Doscientos metros más allá vemos un buggie que viene en
nuestra dirección.
¡Es el obispo! se lamenta el ahora llamado Pedro.
Como no hay tiempo para cambiarse de lugar, se saca la gorra de un manotazo
y alcanza a cubrirse los hombros con mi campera, tratando de pasar por
un curioso más que visita la colonia. Pedro tiene los nudillos
blancos de tanto aferrar el volante; los tres de atrás están
serios, pálidos. El obispo pasa anuestro lado, mira, saluda,
saludamos, el buggie sigue por la huella, nuestro coche también,
todos miramos hacia atrás, el obispo también nos mira
y Pedro dice: No nos conoció y todos por fin ríen.

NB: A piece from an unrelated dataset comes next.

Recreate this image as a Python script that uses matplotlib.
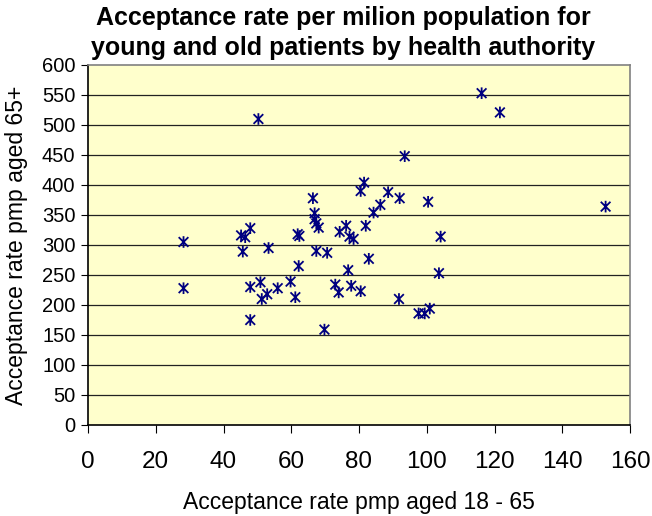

Cuando pasa el sofocón les pregunto:
¿Por qué los varones asisten a la
escuela hasta los trece años y las mujeres hasta los doce?

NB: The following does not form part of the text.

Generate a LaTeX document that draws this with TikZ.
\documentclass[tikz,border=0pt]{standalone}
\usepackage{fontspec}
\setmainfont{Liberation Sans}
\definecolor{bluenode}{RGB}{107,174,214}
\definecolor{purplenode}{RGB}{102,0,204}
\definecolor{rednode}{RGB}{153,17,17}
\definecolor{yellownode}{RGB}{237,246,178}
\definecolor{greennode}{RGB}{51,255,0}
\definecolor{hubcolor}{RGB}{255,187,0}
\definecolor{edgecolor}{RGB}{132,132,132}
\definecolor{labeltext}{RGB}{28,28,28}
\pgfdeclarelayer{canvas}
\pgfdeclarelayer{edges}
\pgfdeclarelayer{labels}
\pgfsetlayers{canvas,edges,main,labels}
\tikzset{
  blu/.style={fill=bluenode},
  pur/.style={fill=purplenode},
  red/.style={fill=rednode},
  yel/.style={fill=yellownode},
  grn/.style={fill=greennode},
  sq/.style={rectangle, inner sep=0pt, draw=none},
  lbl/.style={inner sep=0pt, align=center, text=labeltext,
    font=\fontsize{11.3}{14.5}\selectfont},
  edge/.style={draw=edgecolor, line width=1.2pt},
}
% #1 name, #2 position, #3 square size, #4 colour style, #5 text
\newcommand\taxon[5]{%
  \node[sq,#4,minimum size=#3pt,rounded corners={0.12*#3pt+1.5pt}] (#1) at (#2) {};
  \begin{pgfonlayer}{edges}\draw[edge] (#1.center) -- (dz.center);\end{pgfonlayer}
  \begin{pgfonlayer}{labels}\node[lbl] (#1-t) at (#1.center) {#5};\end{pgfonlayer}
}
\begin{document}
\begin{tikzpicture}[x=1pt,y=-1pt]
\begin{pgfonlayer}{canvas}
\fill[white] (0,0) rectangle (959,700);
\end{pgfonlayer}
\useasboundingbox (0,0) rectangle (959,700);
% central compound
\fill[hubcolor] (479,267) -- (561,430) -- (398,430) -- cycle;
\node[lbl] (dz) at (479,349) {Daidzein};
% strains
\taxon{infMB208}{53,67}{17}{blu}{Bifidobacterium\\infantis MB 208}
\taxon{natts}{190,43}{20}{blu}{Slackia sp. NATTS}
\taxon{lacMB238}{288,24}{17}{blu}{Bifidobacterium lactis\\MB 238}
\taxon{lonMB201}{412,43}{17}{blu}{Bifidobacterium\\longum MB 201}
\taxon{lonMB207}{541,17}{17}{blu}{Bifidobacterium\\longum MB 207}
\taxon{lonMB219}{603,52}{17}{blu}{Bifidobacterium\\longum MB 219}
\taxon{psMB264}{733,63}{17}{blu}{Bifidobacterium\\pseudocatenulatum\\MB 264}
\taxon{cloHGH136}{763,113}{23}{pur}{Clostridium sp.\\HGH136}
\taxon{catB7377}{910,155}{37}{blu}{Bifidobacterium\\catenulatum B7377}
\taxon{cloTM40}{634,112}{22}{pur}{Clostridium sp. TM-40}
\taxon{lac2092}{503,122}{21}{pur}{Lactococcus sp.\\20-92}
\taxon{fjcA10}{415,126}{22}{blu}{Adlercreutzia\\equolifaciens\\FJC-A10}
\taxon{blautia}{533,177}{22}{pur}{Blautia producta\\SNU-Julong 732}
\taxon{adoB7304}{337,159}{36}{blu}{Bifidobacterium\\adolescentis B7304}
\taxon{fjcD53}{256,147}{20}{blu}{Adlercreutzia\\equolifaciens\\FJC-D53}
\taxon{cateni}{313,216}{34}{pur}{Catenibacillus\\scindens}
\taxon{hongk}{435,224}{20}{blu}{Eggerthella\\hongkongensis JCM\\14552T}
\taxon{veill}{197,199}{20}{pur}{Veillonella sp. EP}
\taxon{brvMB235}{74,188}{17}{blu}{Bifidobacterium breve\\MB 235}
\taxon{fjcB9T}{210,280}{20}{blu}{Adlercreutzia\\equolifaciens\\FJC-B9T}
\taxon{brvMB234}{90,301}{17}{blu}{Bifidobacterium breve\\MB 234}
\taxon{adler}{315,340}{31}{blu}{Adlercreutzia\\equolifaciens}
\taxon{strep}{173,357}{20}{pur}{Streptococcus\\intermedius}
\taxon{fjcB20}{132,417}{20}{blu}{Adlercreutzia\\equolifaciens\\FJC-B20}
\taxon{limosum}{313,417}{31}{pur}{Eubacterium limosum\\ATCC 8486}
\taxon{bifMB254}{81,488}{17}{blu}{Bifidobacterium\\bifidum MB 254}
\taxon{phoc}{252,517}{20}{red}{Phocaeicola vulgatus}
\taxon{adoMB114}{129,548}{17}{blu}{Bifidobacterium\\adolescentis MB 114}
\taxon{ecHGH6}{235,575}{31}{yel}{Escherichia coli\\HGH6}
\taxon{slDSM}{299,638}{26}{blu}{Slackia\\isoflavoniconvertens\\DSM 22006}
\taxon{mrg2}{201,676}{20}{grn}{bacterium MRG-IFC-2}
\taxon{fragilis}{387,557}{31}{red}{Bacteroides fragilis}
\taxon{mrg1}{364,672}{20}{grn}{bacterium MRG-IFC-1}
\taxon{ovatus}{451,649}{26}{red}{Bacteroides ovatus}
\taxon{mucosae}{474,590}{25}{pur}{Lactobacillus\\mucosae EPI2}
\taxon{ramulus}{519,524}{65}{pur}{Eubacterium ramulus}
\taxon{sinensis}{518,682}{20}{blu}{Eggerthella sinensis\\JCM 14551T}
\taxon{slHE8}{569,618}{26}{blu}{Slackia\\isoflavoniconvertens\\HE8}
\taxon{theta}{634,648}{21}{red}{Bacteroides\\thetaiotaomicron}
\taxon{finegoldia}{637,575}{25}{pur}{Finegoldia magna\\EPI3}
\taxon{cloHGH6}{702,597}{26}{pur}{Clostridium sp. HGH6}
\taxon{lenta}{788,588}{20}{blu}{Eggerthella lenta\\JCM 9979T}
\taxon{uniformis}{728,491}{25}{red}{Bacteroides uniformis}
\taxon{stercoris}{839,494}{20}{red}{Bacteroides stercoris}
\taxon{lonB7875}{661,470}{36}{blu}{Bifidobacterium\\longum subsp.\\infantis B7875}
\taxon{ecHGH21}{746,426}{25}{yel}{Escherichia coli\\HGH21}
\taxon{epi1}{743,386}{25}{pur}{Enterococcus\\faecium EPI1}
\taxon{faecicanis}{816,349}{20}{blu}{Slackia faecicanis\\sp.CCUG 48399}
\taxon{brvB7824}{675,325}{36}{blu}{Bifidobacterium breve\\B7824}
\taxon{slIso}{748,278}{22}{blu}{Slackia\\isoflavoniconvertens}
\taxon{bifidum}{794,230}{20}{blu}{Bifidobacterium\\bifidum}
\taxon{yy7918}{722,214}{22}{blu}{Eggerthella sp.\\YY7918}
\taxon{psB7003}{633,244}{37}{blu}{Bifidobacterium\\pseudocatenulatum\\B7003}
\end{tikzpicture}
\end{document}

Porque el varón tiene que hacer negocio cuando es grande.
Entonces se
prepara un año más contesta Isaac.
Pedro tiene su propia interpretación:
Mujer a esa edad cambia biológicamente. Por eso se la aparta.
Recluye en casa.
Al dejar a mis pasajeros, veo a lo lejos a dos nenes de tres años
que juegan en el patio de su casa. Corren hacia el alambrado que da
a la calle con sus manos en alto, a la espera del paso de unos chicos
de Guatraché, que saludan detrás de los vidrios empañados
de una 4x4 blanca. Todavía no tienen que ir a la escuela, ni
escuchar de sus padres palabras en alemán traducidas precariamente
al castellano, con un pequeño diccionario bilingüe que les
ha enviado el gobierno de la provincia, con frases tan alejadas de la
realidad de la colonia como la que figura en página 82, donde
dice: Kann ich bee Ihnen telefonieren? A partir de este año,
los padres de Nueva Esperanza tienen la obligación de enseñarles
a sus hijos en edad escolar que eso es lo que significa en alemán
la siguiente pregunta, que pueden recibir de boca de turistas o extraños
(una pregunta tan incongruente, en esta comunidad en guerra con la modernidad,
que casi no hay necesidad de responder, aunque se la entienda):
¿Puedo llamar por teléfono desde aquí?